Goal of the exercise - Reproduce the listing below exactly, minus its pictures.

::::

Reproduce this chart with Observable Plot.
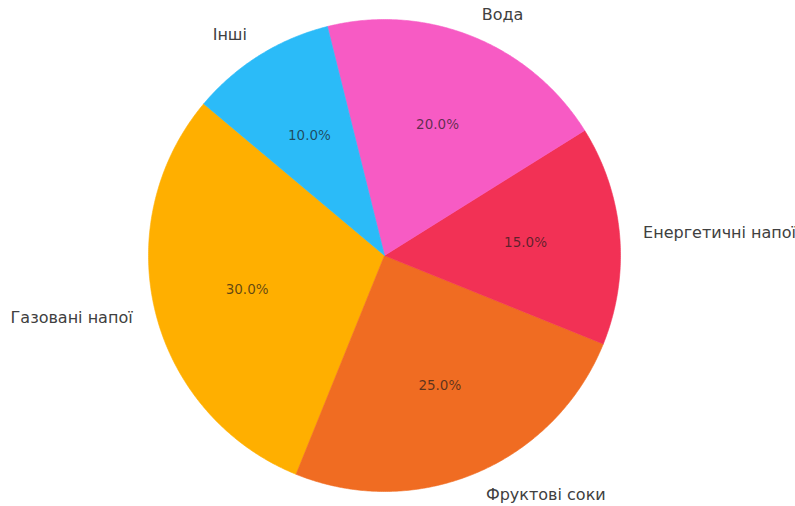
<!DOCTYPE html>
<html>
<head>
<meta charset="utf-8">
<script src="https://cdn.jsdelivr.net/npm/d3@7"></script>
<script src="https://cdn.jsdelivr.net/npm/@observablehq/plot@0.6"></script>
<style>
  html, body { margin: 0; padding: 0; background: #fff; }
  #chart svg { display: block; }
</style>
</head>
<body>
<div id="chart"></div>
<script>
const categories = ["Газовані напої", "Фруктові соки", "Енергетичні напої", "Вода", "Інші"];
const values = [30, 25, 15, 20, 10];
const colors = ["#FFAF00", "#F06C22", "#F23155", "#F75BC4", "#2BBBF8"];

const W = 795, H = 506;
const cx = 384, cy = 255, R = 236;
const startAngle = 140; // degrees, counter-clockwise

const total = d3.sum(values);
const wedges = [];
const slices = [];
let a0 = startAngle;
categories.forEach((c, i) => {
  const span = values[i] / total * 360;
  const a1 = a0 + span;
  const n = Math.max(8, Math.ceil(span * 2));
  wedges.push({cat: c, x: 0, y: 0});
  for (let k = 0; k <= n; k++) {
    const a = (a0 + (a1 - a0) * k / n) * Math.PI / 180;
    wedges.push({cat: c, x: Math.cos(a), y: Math.sin(a)});
  }
  wedges.push({cat: c, x: 0, y: 0});
  const mid = (a0 + a1) / 2 * Math.PI / 180;
  slices.push({
    cat: c,
    pct: (values[i] / total * 100).toFixed(1) + "%",
    lx: 1.1 * Math.cos(mid), ly: 1.1 * Math.sin(mid),
    px: 0.6 * Math.cos(mid), py: 0.6 * Math.sin(mid)
  });
  a0 = a1;
});

const xDomain = [-cx / R, (W - cx) / R];
const yDomain = [-(H - cy) / R, cy / R];

const font = "DejaVu Sans, sans-serif";

const chart = Plot.plot({
  width: W,
  height: H,
  margin: 0,
  x: {domain: xDomain, axis: null},
  y: {domain: yDomain, axis: null},
  color: {domain: categories, range: colors},
  style: {fontFamily: font, background: "#fff"},
  marks: [
    Plot.line(wedges, {x: "x", y: "y", z: "cat", fill: "cat", stroke: "cat", strokeWidth: 0.6, curve: "linear"}),
    Plot.text(slices.filter(d => d.lx >= 0), {x: "lx", y: "ly", text: "cat", textAnchor: "start", fontSize: 16, fill: "#404040"}),
    Plot.text(slices.filter(d => d.lx < 0), {x: "lx", y: "ly", text: "cat", textAnchor: "end", fontSize: 16, fill: "#404040"}),
    Plot.text(slices, {x: "px", y: "py", text: "pct", fontSize: 13.5, fill: "#1a1a1a", fillOpacity: 0.7})
  ]
});
document.getElementById("chart").appendChild(chart);
</script>
</body>
</html>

::::

Result of this task -
Reproduce this chart with Observable Plot.
<!DOCTYPE html>
<html>
<head>
<meta charset="utf-8">
<script src="https://cdn.jsdelivr.net/npm/d3@7"></script>
<script src="https://cdn.jsdelivr.net/npm/@observablehq/plot@0.6"></script>
<style>
  html, body { margin: 0; padding: 0; background: #fff; }
  #chart svg { display: block; }
</style>
</head>
<body>
<div id="chart"></div>
<script>
const categories = ["Газовані напої", "Фруктові соки", "Енергетичні напої", "Вода", "Інші"];
const values = [30, 25, 15, 20, 10];
const colors = ["#FFAF00", "#F06C22", "#F23155", "#F75BC4", "#2BBBF8"];

const W = 795, H = 506;
const cx = 384, cy = 255, R = 236;
const startAngle = 140; // degrees, counter-clockwise

const total = d3.sum(values);
const wedges = [];
const slices = [];
let a0 = startAngle;
categories.forEach((c, i) => {
  const span = values[i] / total * 360;
  const a1 = a0 + span;
  const n = Math.max(8, Math.ceil(span * 2));
  wedges.push({cat: c, x: 0, y: 0});
  for (let k = 0; k <= n; k++) {
    const a = (a0 + (a1 - a0) * k / n) * Math.PI / 180;
    wedges.push({cat: c, x: Math.cos(a), y: Math.sin(a)});
  }
  wedges.push({cat: c, x: 0, y: 0});
  const mid = (a0 + a1) / 2 * Math.PI / 180;
  slices.push({
    cat: c,
    pct: (values[i] / total * 100).toFixed(1) + "%",
    lx: 1.1 * Math.cos(mid), ly: 1.1 * Math.sin(mid),
    px: 0.6 * Math.cos(mid), py: 0.6 * Math.sin(mid)
  });
  a0 = a1;
});

const xDomain = [-cx / R, (W - cx) / R];
const yDomain = [-(H - cy) / R, cy / R];

const font = "DejaVu Sans, sans-serif";

const chart = Plot.plot({
  width: W,
  height: H,
  margin: 0,
  x: {domain: xDomain, axis: null},
  y: {domain: yDomain, axis: null},
  color: {domain: categories, range: colors},
  style: {fontFamily: font, background: "#fff"},
  marks: [
    Plot.line(wedges, {x: "x", y: "y", z: "cat", fill: "cat", stroke: "cat", strokeWidth: 0.6, curve: "linear"}),
    Plot.text(slices.filter(d => d.lx >= 0), {x: "lx", y: "ly", text: "cat", textAnchor: "start", fontSize: 16, fill: "#404040"}),
    Plot.text(slices.filter(d => d.lx < 0), {x: "lx", y: "ly", text: "cat", textAnchor: "end", fontSize: 16, fill: "#404040"}),
    Plot.text(slices, {x: "px", y: "py", text: "pct", fontSize: 13.5, fill: "#1a1a1a", fillOpacity: 0.7})
  ]
});
document.getElementById("chart").appendChild(chart);
</script>
</body>
</html>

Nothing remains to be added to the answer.